Don't rush in. Visit a few florists before deciding to hire one, and bring along your fiancé or anyone else involved in planning your event. Talk to the florists and get a feel for their personalities. Beyond the quality of the flowers themselves, you want to find someone who's easy to work with.

Before you sign a contract, familiarize yourself thoroughly with the florist’s work. Ask to see sample bouquets, and don't be embarrassed to look closely. Check the freshness of the flowers and ask how long they're expected to last. You can ask to see photo portfolios and contact previous clients for recommendations. Better yet, ask if anyone in your social circle has had a good experience with a florist recently. Your venue or even planner will also have recommendations for a florist with a good track record.

When you do sign a contract, be specific and make sure all important details are spelled out. How many bouquets do you need? When will the flowers be delivered? Will the florist arrange them, or will you be expected to set them up yourself?

A good florist is willing to work within your budget. They will suggest reasonably-priced flowers that meet your needs. Give as much information as possible about your plans to better help your florist suggest ideas for you. (Be sure to mention any plant allergies). Describe your event's location and décor. This will impact whether you want big, bold arrangements or delicate, subtle touches.

You can hire your florist as far in advance as you like (anywhere from a year to six months leaves plenty of time), but be sure to let them know ASAP if anything (like your wedding colors) changes.

Ask about current trends in wedding and event flowers, and if any are practical for your event. There might be unusual types of flowers that are perfect for your needs. You might also wish to preserve your bouquet after your wedding, so be sure to ask if your florist offers this service.

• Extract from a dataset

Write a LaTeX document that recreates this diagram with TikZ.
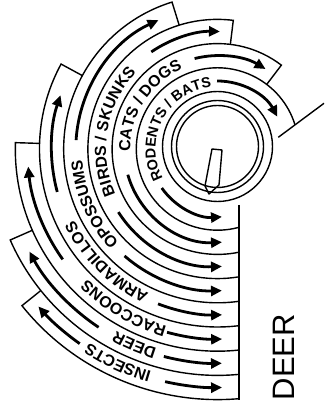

Bring swatches of fabric from your bridesmaids' dresses or table dressings so the florist can match the color. If you have a strong idea of what flowers you want in your bouquets and arrangements, feel free to bring in photos or magazine clippings. But keep an open mind; it's also fun to sift through catalogues of possibilities. Ask if prices vary seasonally. Roses are more expensive around Valentine's Day, for example, so you might want to choose your blooms based on season.

Be sure you and your florist agree on logistics. Will there be someone to deliver and set up the flowers? Is there an additional charge for any service? Are you buying the flowers only, or do they come with vases and other ornaments? What are the cancellation policies and guarantees? Is there a deposit required? All logistics should be spelled out in the contract to avoid confusion.